How to Read Forex Charts: A Complete Beginner's Guide to Candlesticks, Patterns, and Price Action
Complete beginner's guide to reading forex charts. Learn candlestick patterns (doji, hammer, engulfing), trend identification with moving averages, support and resistance levels, and which timeframes to use.
What Are Forex Charts and Why Do They Matter?
Forex charts are visual representations of currency pair price movements over time. They are the primary tool that traders use to analyze markets, identify trends, and make trading decisions. Whether you're trading EUR/USD, GBP/JPY, or any other currency pair, understanding how to read charts is the foundational skill that separates profitable traders from those who lose money.
There are three main types of forex charts: line charts (simplest — just connecting closing prices), bar charts (showing open, high, low, and close for each period), and candlestick charts (the most popular and informative). This guide focuses on candlestick charts because they provide the most information in the most intuitive visual format.

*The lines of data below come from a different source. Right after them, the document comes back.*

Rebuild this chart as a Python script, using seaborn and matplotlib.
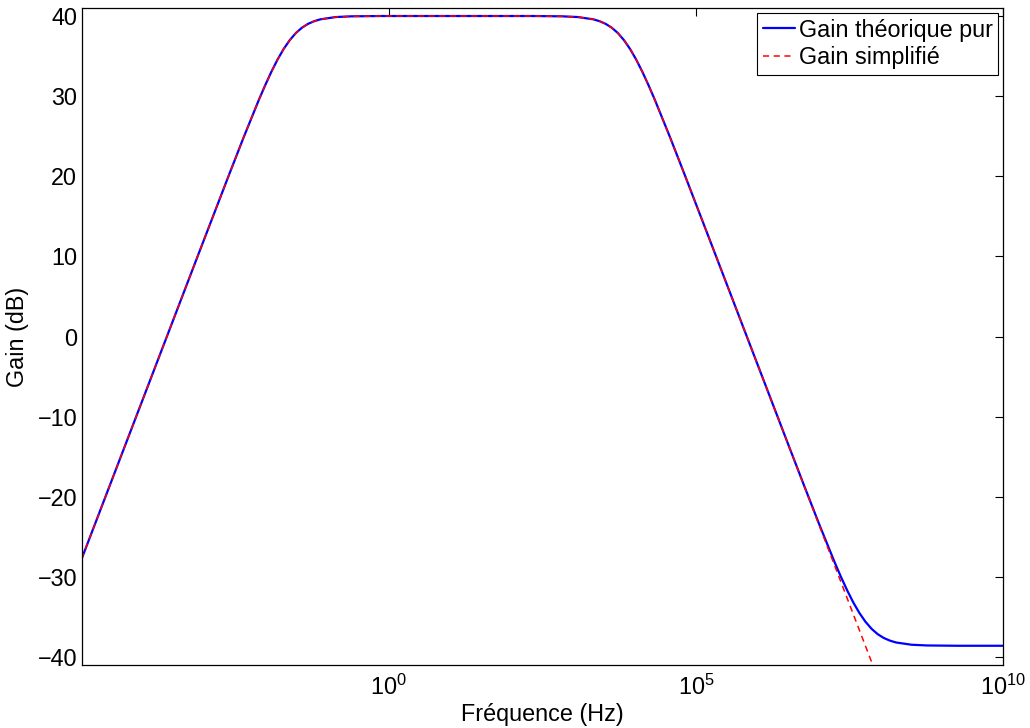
import numpy as np
import pandas as pd
import matplotlib
matplotlib.use("Agg")
import matplotlib.pyplot as plt
import seaborn as sns

# log10 of frequency (Hz)
log_freq = [-5, -4, -3.61, -3.11, -2.61, -2.36, -2.11, -2.01, -1.91, -1.81, -1.71,
            -1.61, -1.51, -1.41, -1.31, -1.21, -1.11, -0.86, -0.61, -0.11, 0.39, 1.0,
            1.83, 2.33, 2.83, 3.08, 3.33, 3.43, 3.53, 3.63, 3.73, 3.83, 3.93, 4.03,
            4.13, 4.23, 4.33, 4.58, 4.83, 5.33, 5.83, 6.5, 6.76, 7.01, 7.26, 7.36,
            7.46, 7.56, 7.66, 7.76, 7.86, 7.96, 8.06, 8.16, 8.26, 8.51, 8.76, 9.26, 10.0]

gain_pure = [-27.80, -7.80, 0.00, 10.00, 19.96, 24.87, 29.59, 31.36, 33.03, 34.55, 35.88,
             36.99, 37.88, 38.55, 39.03, 39.36, 39.59, 39.87, 39.96, 40.00, 40.00, 40.00,
             40.00, 40.00, 39.96, 39.87, 39.59, 39.36, 39.03, 38.55, 37.88, 36.99, 35.88, 34.55,
             33.03, 31.36, 29.59, 24.87, 19.96, 10.00, 0.00, -13.39, -18.56, -23.47, -28.19, -29.96,
             -31.63, -33.15, -34.48, -35.59, -36.48, -37.15, -37.63, -37.96, -38.19, -38.47, -38.56, -38.60, -38.60]

gain_simpl = [-27.80, -7.80, 0.00, 10.00, 19.96, 24.87, 29.59, 31.36, 33.03, 34.55, 35.88,
              36.99, 37.88, 38.55, 39.03, 39.36, 39.59, 39.87, 39.96, 40.00, 40.00, 40.00,
              40.00, 40.00, 39.96, 39.87, 39.59, 39.36, 39.03, 38.55, 37.88, 36.99, 35.88, 34.55,
              33.03, 31.36, 29.59, 24.87, 19.96, 10.00, 0.00, -13.40, -18.60, -23.60, -28.60, -30.60,
              -32.60, -34.60, -36.60, -38.60, -40.60, -42.60, -44.60, -46.60, -48.60, -53.60, -58.60, -68.60, -83.40]

series_names = ["Gain théorique pur", "Gain simplifié"]
x_ticks = [1e0, 1e5, 1e10]
x_tick_labels = ["$10^{0}$", "$10^{5}$", "$10^{10}$"]
y_ticks = [-40, -30, -20, -10, 0, 10, 20, 30, 40]

FS = 16.8

sns.set_theme(style="white")
plt.rcParams["font.family"] = ["Liberation Sans", "DejaVu Sans"]
plt.rcParams["mathtext.fontset"] = "custom"
plt.rcParams["mathtext.rm"] = "Liberation Sans"
plt.rcParams["mathtext.it"] = "Liberation Sans:italic"
plt.rcParams["axes.unicode_minus"] = True
plt.rcParams["text.color"] = "black"
plt.rcParams["axes.labelcolor"] = "black"

freq = np.power(10.0, log_freq)
df = pd.concat([
    pd.DataFrame({"f": freq, "g": gain_pure, "s": series_names[0]}),
    pd.DataFrame({"f": freq, "g": gain_simpl, "s": series_names[1]}),
])

fig = plt.figure(figsize=(10.3, 7.28), dpi=100)
ax = fig.add_axes([81.5 / 1030, 1 - 665 / 728, (1003 - 81.5) / 1030, (665 - 8) / 728])
ax.set_xscale("log")

sns.lineplot(data=df[df.s == series_names[0]], x="f", y="g", ax=ax, color="#0000ff",
             linewidth=1.6, label=series_names[0], sort=False)
sns.lineplot(data=df[df.s == series_names[1]], x="f", y="g", ax=ax, color="#ff0000",
             linewidth=1.1, linestyle=(0, (4, 3)), label=series_names[1], sort=False)

ax.set_xlim(1e-5, 1e10)
ax.set_ylim(-41, 41)
ax.set_xticks(x_ticks)
ax.set_xticklabels(x_tick_labels)
ax.xaxis.set_minor_locator(matplotlib.ticker.NullLocator())
ax.set_yticks(y_ticks)
ax.set_yticklabels([str(v).replace("-", "\u2212") for v in y_ticks])
ax.tick_params(axis="both", which="major", direction="in", length=6, width=0.8,
               top=True, right=True, labelsize=FS, colors="black")
ax.tick_params(axis="y", pad=3)
ax.tick_params(axis="x", pad=7)
for sp in ax.spines.values():
    sp.set_visible(True)
    sp.set_color("black")
    sp.set_linewidth(0.9)

ax.set_xlabel("Fréquence (Hz)", fontsize=FS, labelpad=2, color="black")
ax.set_ylabel("Gain (dB)", fontsize=FS, labelpad=6, color="black")

leg = ax.legend(loc="upper right", fontsize=FS, frameon=True, fancybox=False,
                edgecolor="black", framealpha=1, borderaxespad=0.2,
                handlelength=1.35, handletextpad=0.17, borderpad=0.25, labelspacing=0.2)
leg.get_frame().set_linewidth(0.8)
for t in leg.get_texts():
    t.set_color("black")

fig.savefig("out.png", dpi=100)
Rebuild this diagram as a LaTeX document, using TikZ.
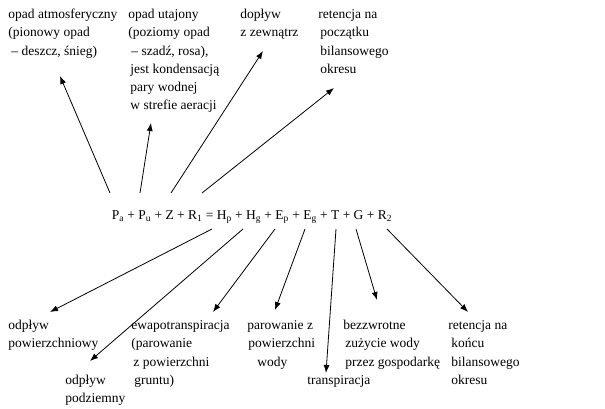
\documentclass[tikz,border=0pt]{standalone}
\usepackage{fontspec}
\setmainfont{Liberation Serif}
\usepackage{tikz}
\usetikzlibrary{arrows.meta}

\begin{document}
\begin{tikzpicture}[x=1pt, y=-1pt, >={Latex[length=8pt,width=6pt]}, line width=0.8pt,
    lbl/.style={anchor=base west, inner sep=0pt, align=left, font=\fontsize{13.5}{18.3}\selectfont}]
    \useasboundingbox (0,0) rectangle (605,409);

    % the balance equation
    \node[lbl, anchor=base] (bilans) at (252,219.5)
        {P\textsubscript{a} + P\textsubscript{u} + Z + R\textsubscript{1} = H\textsubscript{p} + H\textsubscript{g} + E\textsubscript{p} + E\textsubscript{g} + T + G + R\textsubscript{2}};

    % inflow terms (placed at the baseline of the last line)
    \node[lbl] (atmos) at (8,55.1) {opad atmosferyczny\\(pionowy opad\\\hspace{3pt}– deszcz, śnieg)};
    \node[lbl] (utaj) at (128,110) {opad utajony\\(poziomy opad\\\hspace{3pt}– szadź, rosa),\\\hspace{2pt}jest kondensacją\\\hspace{2pt}pary wodnej\\\hspace{2pt}w strefie aeracji};
    \node[lbl] (doplyw) at (240,36.8) {dopływ\\z zewnątrz};
    \node[lbl] (ret1) at (318,73.4) {retencja na\\\hspace{2pt}początku\\\hspace{2pt}bilansowego\\\hspace{2pt}okresu};

    % outflow terms
    \node[lbl] (odpow) at (8,347.8) {odpływ\\powierzchniowy};
    \node[lbl] (odpodz) at (65,402.8) {odpływ\\podziemny};
    \node[lbl] (ewapo) at (131,384.4) {ewapotranspiracja\\(parowanie\\\hspace{2pt}z powierzchni\\\hspace{3pt}gruntu)};
    \node[lbl] (parow) at (247,366.1) {parowanie z\\\hspace{1pt}powierzchni\\\hspace{10pt}wody};
    \node[lbl] (transp) at (307,384.5) {transpiracja};
    \node[lbl] (bezzw) at (343,366.1) {bezzwrotne\\\hspace{2pt}zużycie wody\\\hspace{2pt}przez gospodarkę};
    \node[lbl] (ret2) at (448,384.4) {retencja na\\\hspace{3pt}końcu\\\hspace{3pt}bilansowego\\\hspace{3pt}okresu};

    % arrow ends
    \coordinate (sPa) at (110,193);  \coordinate (tPa) at (60,76);
    \coordinate (sPu) at (140,193);  \coordinate (tPu) at (151,123);
    \coordinate (sZ)  at (171,193);  \coordinate (tZ)  at (263,51);
    \coordinate (sR1) at (202,193);  \coordinate (tR1) at (334,88);
    \coordinate (sHp) at (212,229);  \coordinate (tHp) at (50,312);
    \coordinate (sHg) at (243,229);  \coordinate (tHg) at (90,361);
    \coordinate (sEp) at (275,229);  \coordinate (tEp) at (213,312);
    \coordinate (sEg) at (305,229);  \coordinate (tEg) at (275,310);
    \coordinate (sT)  at (336,229);  \coordinate (tT)  at (326,373);
    \coordinate (sG)  at (356,229);  \coordinate (tG)  at (377,300);
    \coordinate (sR2) at (387,229);  \coordinate (tR2) at (468,312);

    \foreach \k in {Pa,Pu,Z,R1,Hp,Hg,Ep,Eg,T,G,R2}
        \draw[->] (s\k) -- (t\k);
\end{tikzpicture}
\end{document}
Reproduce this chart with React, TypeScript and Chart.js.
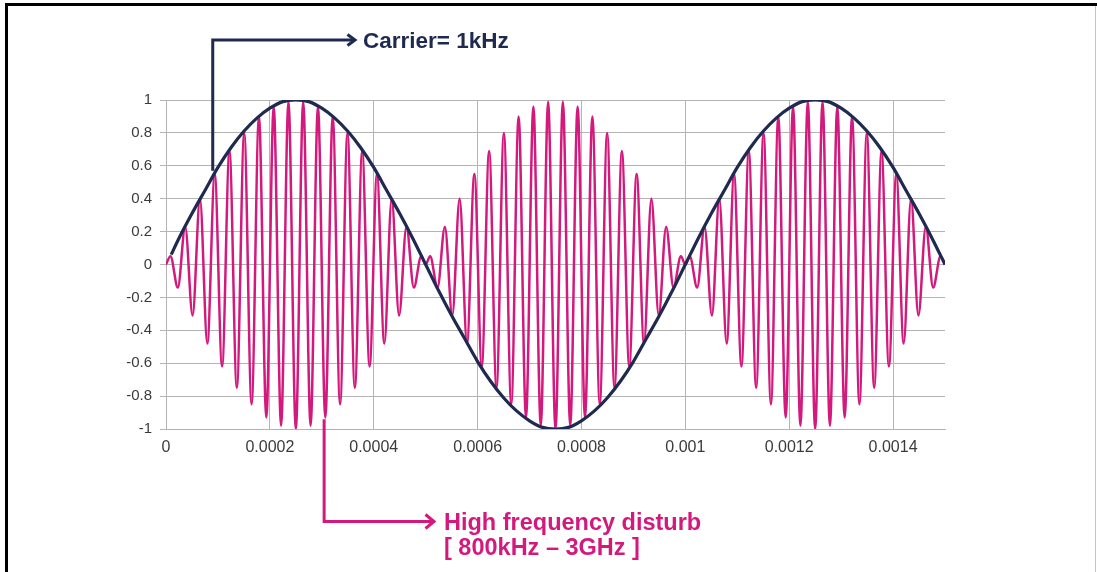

How Do You Read a Candlestick?
Each candlestick represents a specific time period — one minute, one hour, one day, or any other timeframe you choose. The 'body' of the candle shows the range between the opening and closing price. The thin lines above and below the body (called 'wicks' or 'shadows') show the highest and lowest prices reached during that period.
A green (or white) candle means the price closed higher than it opened — bullish. A red (or black) candle means the price closed lower than it opened — bearish. The size of the body tells you the strength of the move: a large body indicates strong buying or selling pressure, while a small body suggests indecision. Long wicks indicate that prices were pushed to extremes but then rejected — these are often reversal signals.
What Are the Most Important Candlestick Patterns?
Doji: A candle with a very small body (open and close are nearly equal) and long wicks. It signals indecision and often appears at turning points. A doji after a strong uptrend can signal a reversal.
Hammer and Hanging Man: Both have small bodies at the top with long lower wicks. A hammer appears after a downtrend and signals a potential bullish reversal — buyers stepped in and pushed prices back up. A hanging man appears after an uptrend and signals potential bearish reversal.
Engulfing Patterns: A bullish engulfing pattern occurs when a large green candle completely 'engulfs' the previous red candle — strong buying has overwhelmed selling. A bearish engulfing is the opposite. These are among the most reliable reversal signals in forex trading.
Morning Star and Evening Star: Three-candle patterns that signal major reversals. A morning star (bearish candle, small-body candle, bullish candle) signals a bottom. An evening star signals a top. These patterns are especially powerful on daily and weekly timeframes.
How Do You Identify Trends on a Forex Chart?
A trend is simply the general direction of price movement. An uptrend is defined by higher highs and higher lows — each peak is higher than the last, and each pullback finds support at a higher level. A downtrend is the opposite: lower highs and lower lows. A sideways or ranging market shows no clear direction, with prices bouncing between support and resistance levels.
The simplest way to identify a trend is to use moving averages. The 50-period and 200-period moving averages are the most widely watched. When the 50 MA is above the 200 MA, the trend is bullish (this is called a 'golden cross'). When the 50 MA crosses below the 200 MA, the trend is bearish (a 'death cross'). Trading in the direction of the trend — buying in uptrends and selling in downtrends — is the single most important principle in technical analysis.
What Are Support and Resistance Levels?
Support is a price level where buying pressure is strong enough to prevent further decline — think of it as a floor. Resistance is a price level where selling pressure prevents further advance — a ceiling. These levels form because traders remember previous price points and act on them: if EUR/USD bounced off 1.0800 three times before, traders will place buy orders near that level again, creating a self-fulfilling prophecy.
The most powerful support and resistance levels are those that have been tested multiple times, align with round numbers (1.1000, 1.0500), and coincide with moving averages or Fibonacci retracement levels. When a support level breaks, it often becomes resistance (and vice versa) — this is called a 'role reversal' and is one of the most reliable patterns in forex trading.
What Timeframe Should Beginners Use?
Start with the daily chart. It filters out the noise of intraday price movements and gives you a clear picture of the overall trend. Once you're comfortable reading daily charts, add the 4-hour chart for more precise entry and exit timing. Avoid the 1-minute and 5-minute charts as a beginner — they're dominated by noise and will lead to overtrading.
A good practice routine: check the weekly chart first to understand the big picture trend, then the daily chart for your trading bias (bullish or bearish), and finally the 4-hour chart for specific entry points. This 'top-down' approach ensures you're always trading in alignment with the larger trend.
The Bottom Line
Reading forex charts is a skill that improves with practice. Start by learning to identify candlestick patterns, then move on to trend identification using moving averages, and finally master support and resistance levels. The most successful forex traders don't use dozens of indicators — they master a few core concepts and apply them consistently. Open a demo account, practice reading charts without risking real money, and build your confidence before trading live.